De retour à la maison, c'est tellement la Joie d'être de nouveau parmi les miens. Mon fils saute sur mon lit médicalisé et ne me lâche quasiment pas de la journée. Mon mari et mon fils m'avaient tellement manqué. Parfois je pleure en pensant à tout ce que j'ai perdu et entre autres mon projet professionnel (j'avais prévu d'être assistante maternelle pour être plus en alignement avec mes passions et j'avais démissionné de mon ancien job, juste avant mon coma) : j'ai peur de ne plus pouvoir marcher car tout est tellement difficile, je peux à peine m'asseoir dans mon lit et je suis tout le temps fatiguée. Mais les miens me soutiennent. Et j'apprends que pendant mon coma, des dizaines voire des centaines de personnes m'ont aidé plus ou moins directement en priant pour moi, en me faisant des soins à distance, en aidant Vincent pour garder Simon, l'emmener à l'hôpital ou autre. Et encore des dizaines d'autres me proposaient leur aide lors de mon retour à la maison : soins divers, portage de courses, prêt de matériel de motricité etc... et tout cela bénévolement. Je pleure cette fois-ci de joie, je ne pensais pas qu'une famille pouvait être autant soutenue, toutes ces personnes sont tellement belles. Elles me disent c'est normal Amélie, tu as tant donné avec Vincent avant ton coma, c'est un juste retour des choses. Car au final, même si l'on donne sans attendre, la Vie finit toujours pas nous redonner d'une manière ou d'une autre. Je décide au fond de moi que quand je serai guérie je redonnerai au centuple tout ce que j'ai reçu et je reçois. La solidarité et le soutien que je reçois sont énormes. L'hôpital m'avait prédit un an avant de pouvoir remarcher. Un mois après je commence à remarcher un tout petit peu avec l'aide de ma kiné.
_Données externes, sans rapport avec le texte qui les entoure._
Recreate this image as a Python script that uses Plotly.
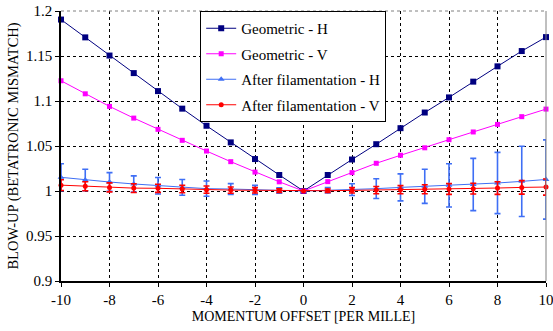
import plotly.graph_objects as go

x_vals = [-10, -9, -8, -7, -6, -5, -4, -3, -2, -1, 0, 1, 2, 3, 4, 5, 6, 7, 8, 9, 10]

geom_h = [1.1905, 1.1707, 1.1505, 1.131, 1.111, 1.0915, 1.0725, 1.054, 1.0355, 1.0178, 1.0,
          1.0178, 1.035, 1.052, 1.0698, 1.0872, 1.104, 1.1215, 1.1385, 1.1555, 1.171]
geom_v = [1.1225, 1.108, 1.094, 1.081, 1.0685, 1.0563, 1.0444, 1.0326, 1.021, 1.0102, 1.0,
          1.0104, 1.0204, 1.0308, 1.0397, 1.048, 1.057, 1.0656, 1.074, 1.0826, 1.091]
fil_h = [1.0152, 1.0122, 1.01, 1.0078, 1.0058, 1.004, 1.0026, 1.0022, 1.0012, 1.0005, 1.0,
         1.0008, 1.0015, 1.0026, 1.004, 1.0052, 1.0063, 1.0072, 1.0089, 1.0107, 1.0128]
fil_h_err = [0.015, 0.012, 0.0104, 0.009, 0.0092, 0.0088, 0.0085, 0.006, 0.005, 0.003, 0.0,
             0.003, 0.0065, 0.011, 0.015, 0.019, 0.024, 0.029, 0.034, 0.039, 0.044]
fil_v = [1.0065, 1.0052, 1.004, 1.0032, 1.003, 1.0022, 1.0015, 1.001, 1.0008, 1.0004, 1.0,
         1.0003, 1.0007, 1.001, 1.0015, 1.002, 1.0022, 1.0026, 1.0033, 1.004, 1.0044]
fil_v_err = [0.006, 0.005, 0.005, 0.0048, 0.0045, 0.0042, 0.004, 0.0035, 0.003, 0.002, 0.0,
             0.002, 0.003, 0.004, 0.0045, 0.005, 0.006, 0.006, 0.007, 0.0075, 0.009]

x_ticks = [-10, -8, -6, -4, -2, 0, 2, 4, 6, 8, 10]
y_ticks = [0.9, 0.95, 1.0, 1.05, 1.1, 1.15, 1.2]
y_ticklabels = ["0.9", "0.95", "1", "1.05", "1.1", "1.15", "1.2"]

FONT = "Times New Roman, Liberation Serif, serif"

fig = go.Figure()
fig.add_trace(go.Scatter(
    x=x_vals, y=geom_h, name="Geometric - H", mode="lines+markers",
    line=dict(color="#000080", width=1),
    marker=dict(symbol="square", size=6, color="#000080"),
    legendgroup="a", cliponaxis=False))
fig.add_trace(go.Scatter(
    x=x_vals, y=geom_v, name="Geometric - V", mode="lines+markers",
    line=dict(color="#FF00FF", width=1),
    marker=dict(symbol="square", size=5, color="#FF00FF"),
    legendgroup="b", cliponaxis=False))
fig.add_trace(go.Scatter(
    x=x_vals, y=fil_h, name="After filamentation - H", mode="lines+markers",
    line=dict(color="#3F6FF5", width=1),
    marker=dict(symbol="triangle-up", size=6, color="#3F6FF5"),
    error_y=dict(type="data", array=fil_h_err, visible=True, color="#3F6FF5",
                 thickness=1.6, width=3),
    legendgroup="c", cliponaxis=False))
fig.add_trace(go.Scatter(
    x=x_vals, y=fil_v, name="After filamentation - V", mode="lines+markers",
    line=dict(color="#FF0000", width=1),
    marker=dict(symbol="circle", size=5, color="#FF0000"),
    error_y=dict(type="data", array=fil_v_err, visible=True, color="#FF0000",
                 thickness=1.6, width=3),
    legendgroup="d", cliponaxis=False))

fig.update_layout(
    width=553, height=331,
    margin=dict(l=61, r=7, t=11, b=50, autoexpand=False),
    paper_bgcolor="white", plot_bgcolor="white",
    font=dict(family=FONT, size=15, color="black"),
    legend=dict(
        x=0.287, y=1.0, xanchor="left", yanchor="top",
        bgcolor="white", bordercolor="black", borderwidth=1,
        font=dict(family=FONT, size=15),
        tracegroupgap=3, traceorder="grouped",
    ),
    xaxis=dict(
        range=[-10, 10], tickvals=x_ticks, ticktext=[str(v) for v in x_ticks],
        showgrid=True, gridcolor="black", griddash="dot", gridwidth=1,
        showline=True, linecolor="black", linewidth=1.5,
        ticks="outside", ticklen=4, tickcolor="black",
        zeroline=False, automargin=False, ticklabeloverflow="allow",
        title=dict(text="MOMENTUM OFFSET [PER MILLE]", font=dict(family=FONT, size=14), standoff=4),
        tickfont=dict(size=15),
    ),
    yaxis=dict(
        range=[0.9, 1.2], tickvals=y_ticks, ticktext=y_ticklabels,
        showgrid=True, gridcolor="black", griddash="dot", gridwidth=1,
        showline=True, linecolor="black", linewidth=1.5,
        ticks="outside", ticklen=4, tickcolor="black",
        zeroline=False, automargin=False,
        title=dict(text="BLOW-UP (BETATRONIC MISMATCH)", font=dict(family=FONT, size=14.5), standoff=4),
        tickfont=dict(size=15),
    ),
)
fig.add_shape(type="line", xref="paper", yref="paper", x0=1, x1=1, y0=0, y1=1,
              line=dict(color="#808080", width=1))
fig.add_shape(type="line", xref="paper", yref="paper", x0=0, x1=1, y0=1, y1=1,
              line=dict(color="#808080", width=1, dash="dot"))

fig.write_html("out.html", config={"displayModeBar": False},
               post_script="document.body.style.margin='0';")
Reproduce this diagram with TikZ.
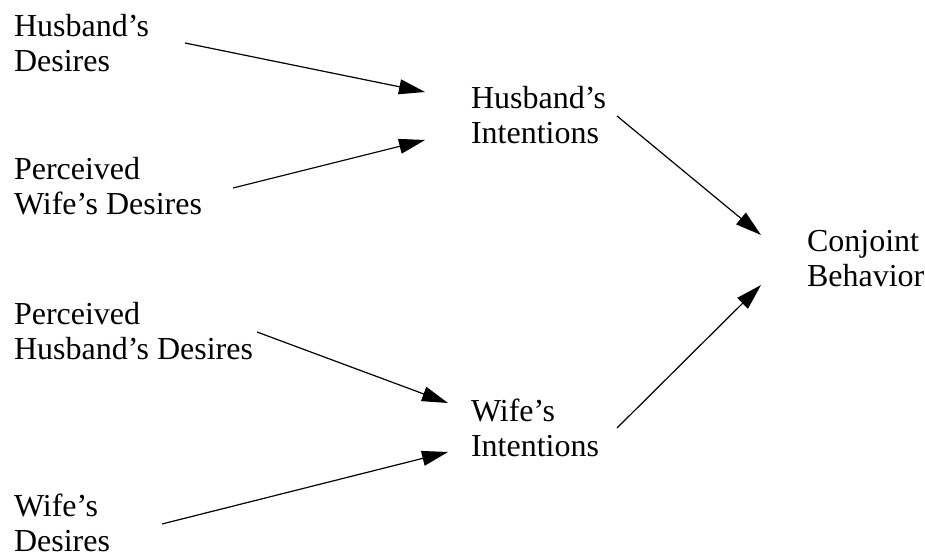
\documentclass[tikz,border=0pt]{standalone}
\usepackage{fontspec}
\setmainfont{Liberation Serif}
\usetikzlibrary{arrows.meta}
\tikzset{
  lbl/.style={anchor=base west, inner sep=0pt, outer sep=0pt, align=left,
    font=\fontsize{32pt}{35pt}\selectfont},
  arr/.style={line width=1.2pt, -{Triangle[length=26pt,width=15pt]}}
}
\begin{document}
\begin{tikzpicture}[x=1pt,y=1pt]
\useasboundingbox (0,0) rectangle (925,554);
\node[lbl] (HD)  at (14,482) {Husband’s\\Desires};
\node[lbl] (PWD) at (14,339) {Perceived\\Wife’s Desires};
\node[lbl] (PHD) at (14,194) {Perceived\\Husband’s Desires};
\node[lbl] (WD)  at (14,3)   {Wife’s\\Desires};
\node[lbl] (HI)  at (471,410) {Husband’s\\Intentions};
\node[lbl] (WI)  at (471,98)  {Wife’s\\Intentions};
\node[lbl] (CB)  at (807,267) {Conjoint\\Behavior};
\draw[arr] ([shift={(171pt,29pt)}]HD.base west) -- ([shift={(-46pt,52pt)}]HI.base west);
\draw[arr] ([shift={(219pt,27pt)}]PWD.base west) -- ([shift={(-46pt,4pt)}]HI.base west);
\draw[arr] ([shift={(146pt,28pt)}]HI.base west) -- ([shift={(-46pt,52pt)}]CB.base west);
\draw[arr] ([shift={(243pt,28pt)}]PHD.base west) -- ([shift={(-23pt,53pt)}]WI.base west);
\draw[arr] ([shift={(148pt,27pt)}]WD.base west) -- ([shift={(-23pt,4pt)}]WI.base west);
\draw[arr] ([shift={(146pt,28pt)}]WI.base west) -- ([shift={(-46pt,2pt)}]CB.base west);
\end{tikzpicture}
\end{document}
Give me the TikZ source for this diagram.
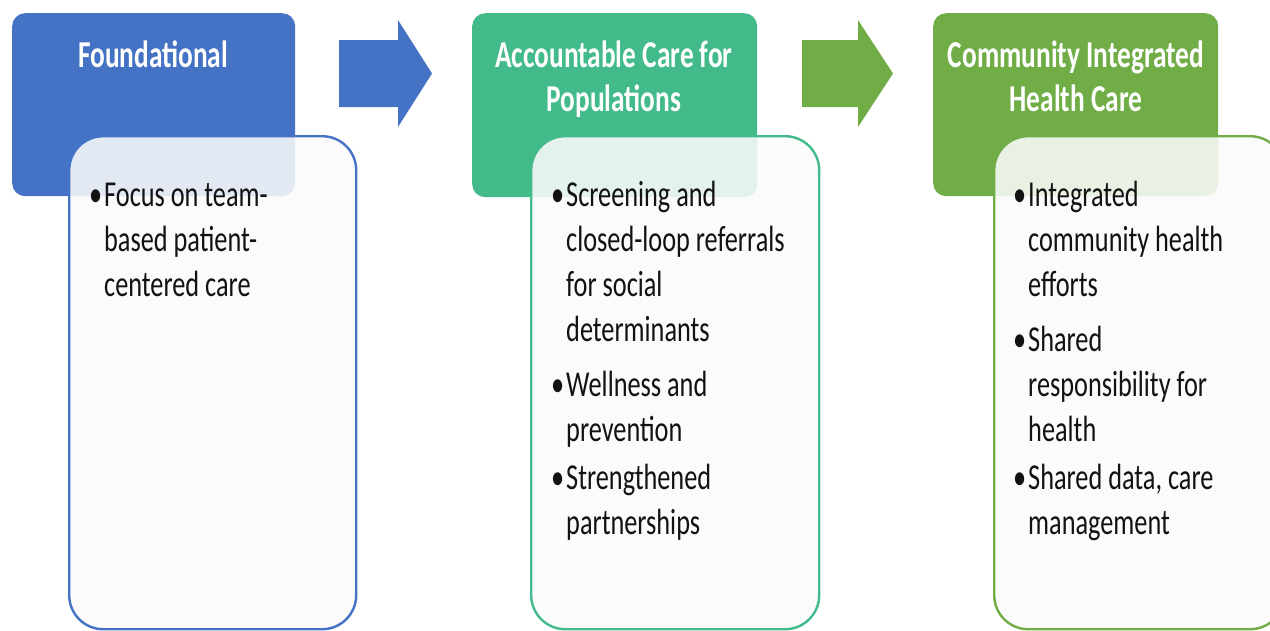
\documentclass[tikz,border=0pt]{standalone}
\usepackage{fontspec}
\setmainfont{Carlito}[FakeStretch=0.72]
\definecolor{cblue}{HTML}{4472C4}
\definecolor{cteal}{HTML}{42BA8A}
\definecolor{cgreen}{HTML}{70AD47}
\definecolor{ctext}{HTML}{121212}
\begin{document}
\begin{tikzpicture}[x=1pt,y=-1pt,
  hdr/.style={rectangle, rounded corners=13pt, inner sep=0pt, anchor=north west, draw=none},
  cnt/.style={rectangle, rounded corners=34pt, inner sep=0pt, anchor=north west, line width=2.4pt,
              fill=white!98!black, fill opacity=0.88},
  ttl/.style={anchor=base, align=center, text=white, inner sep=0pt,
              font=\fontsize{38}{43.5}\selectfont\bfseries},
  itm/.style={anchor=base west, align=left, text=ctext, inner sep=0pt,
              font=\fontsize{36.5}{44.7}\selectfont},
]
\useasboundingbox (0,0) rectangle (1270,630);
\clip (0,0) rectangle (1270,630);
% headers
\node[hdr, fill=cblue,  minimum width=283pt, minimum height=183pt] (h1) at (12,13) {};
\node[hdr, fill=cteal,  minimum width=285pt, minimum height=184pt] (h2) at (472,13) {};
\node[hdr, fill=cgreen, minimum width=285pt, minimum height=183pt] (h3) at (933,13) {};
% content boxes
\node[cnt, draw=cblue,  minimum width=287pt, minimum height=493pt] (c1) at (68,135) {};
\node[cnt, draw=cteal,  minimum width=288pt, minimum height=493pt] (c2) at (530,135) {};
\node[cnt, draw=cgreen, minimum width=290pt, minimum height=493pt] (c3) at (993,135) {};
% arrows
\fill[cblue] (339,40) -- (398,40) -- (398,20) -- (432,73.5) -- (398,127) -- (398,107) -- (339,107) -- cycle;
\fill[cgreen] (802,40) -- (858,40) -- (858,20) -- (893,73.5) -- (858,127) -- (858,107) -- (802,107) -- cycle;
% titles (anchor = baseline of last line)
\node[ttl] (t1) at (153,67) {Foundational};
\node[ttl] (t2) at (614,111) {Accountable Care for\\Populations};
\node[ttl] (t3) at (1076,111) {Community Integrated\\Health Care};
% items (anchor = baseline of last line)
\node[itm] (i11) at (104,296) {\llap{•\hspace{2pt}}Focus on team-\\based patient-\\centered care};
\node[itm] (i21) at (566,341) {\llap{•\hspace{2pt}}Screening and\\closed-loop referrals\\for social\\determinants};
\node[itm] (i22) at (566,441) {\llap{•\hspace{2pt}}Wellness and\\prevention};
\node[itm] (i23) at (566,534) {\llap{•\hspace{2pt}}Strengthened\\partnerships};
\node[itm] (i31) at (1028,296) {\llap{•\hspace{2pt}}Integrated\\community health\\efforts};
\node[itm] (i32) at (1028,441) {\llap{•\hspace{2pt}}Shared\\responsibility for\\health};
\node[itm] (i33) at (1028,534) {\llap{•\hspace{2pt}}Shared data, care\\management};
\end{tikzpicture}
\end{document}
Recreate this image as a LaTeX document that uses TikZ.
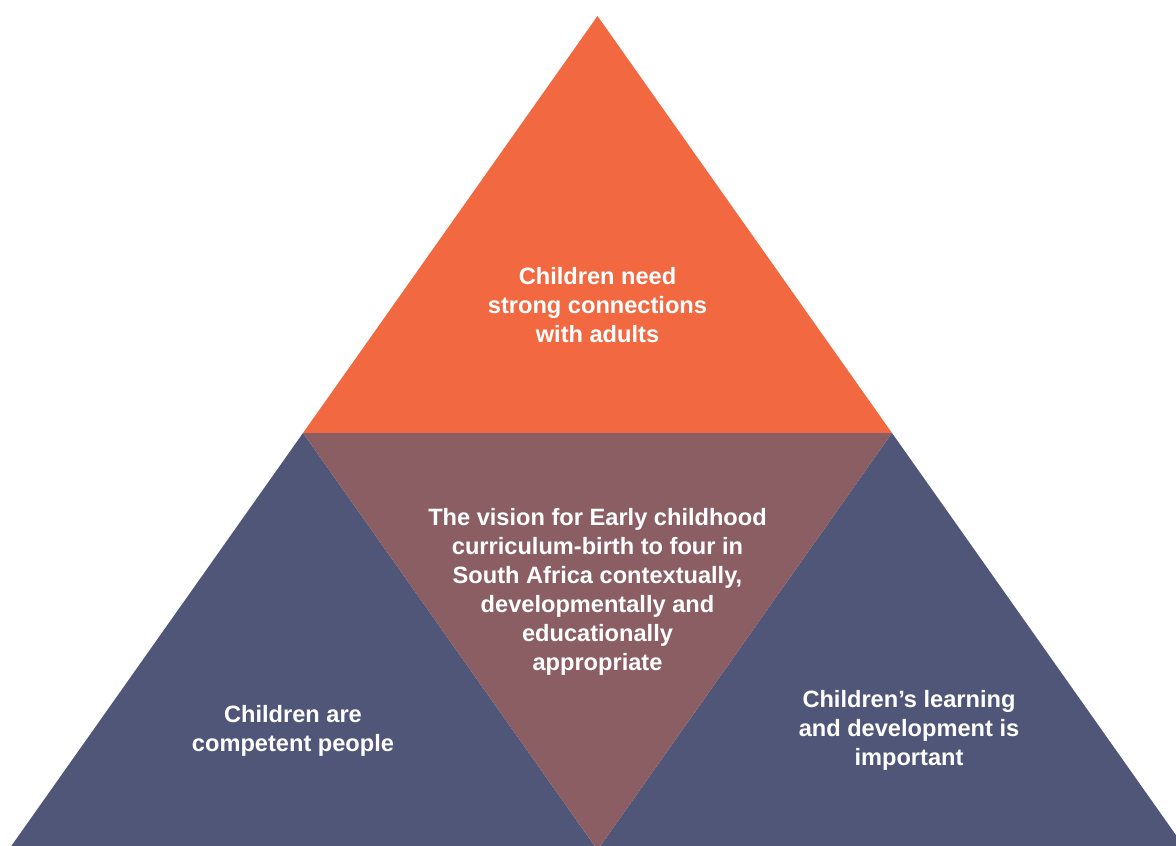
\documentclass[tikz,border=0pt]{standalone}
\usepackage{fontspec}
\setmainfont{Liberation Sans}
\definecolor{topor}{RGB}{242,104,65}
\definecolor{midmv}{RGB}{139,94,100}
\definecolor{sidenv}{RGB}{79,86,120}
\tikzset{
  lbl/.style={text=white, align=center, font=\bfseries\fontsize{23.7}{29.2}\selectfont, inner sep=0pt},
  part/.style={draw=none}
}
\begin{document}
\begin{tikzpicture}[x=1bp,y=-1bp]
\useasboundingbox (0,0) rectangle (1176,846);
\clip (0,0) rectangle (1176,846);
\coordinate (A) at (597.5,16);
\coordinate (L) at (303,433);
\coordinate (R) at (892,433);
\coordinate (BL) at (8.5,850);
\coordinate (BM) at (597.5,850);
\coordinate (BR) at (1186.5,850);
\fill[part, topor] (A) -- (L) -- (R) -- cycle;
\fill[part, sidenv] (L) -- (BL) -- (BM) -- cycle;
\fill[part, sidenv] (R) -- (BM) -- (BR) -- cycle;
\fill[part, midmv] (L) -- (R) -- (BM) -- cycle;
\node[lbl] (top) at (597.5,305) {Children need\\strong connections\\with adults};
\node[lbl] (mid) at (597.5,592) {The vision for Early childhood\\curriculum-birth to four in\\South Africa contextually,\\developmentally and\\educationally\\appropriate};
\node[lbl] (left) at (293,731) {Children are\\competent people};
\node[lbl] (right) at (909,730) {Children’s learning\\and development is\\important};
\end{tikzpicture}
\end{document}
Cette kiné qui m'a tant appris à tout refaire, me remuscler, m'asseoir, me mettre debout, marcher, écrire, monter les escaliers, conduire, etc. Une vraie Renaissance. Je vois aujourd'hui enfin le bout du tunnel même s'il me reste encore pas mal de chemin à accomplir, notamment en terme d'endurance. Je suis si heureuse d'être en Vie et d'être entourée d'un mari et d'un fils extraordinaires, je n'ai pas d'autres mots. Et la saveur de l'instant présent avec eux est encore plus délicieuse qu'auparavant. Pourquoi dès lors, s'angoisser pour un futur qui n'arrivera peut-être jamais ?

Voilà, en ayant vécu tout cela, la maladie, la presque-mort, le handicap, la longue rééducation, le manque de mes proches, la prison de corps et d'esprit qu'est le coma sous intubation et sangles, la folie, je pense me sentir assez armée pour la désobéissance civile. J'aborde même plutôt cela avec une grande joie, car je sais que je combats pour une cause juste, pour mon fils et pour les générations à venir. Quelle cause plus noble que celle de préserver cette liberté pour nos enfants ? La prison ne me fait pas peur, tout simplement car j'ai déjà vécu en prison, une prison bien pire que celle à barreaux. Et que moi et ma famille, non seulement nous n'irons pas en prison, non seulement Simon ne sera pas placé, mais en plus nous gagnerons ce combat.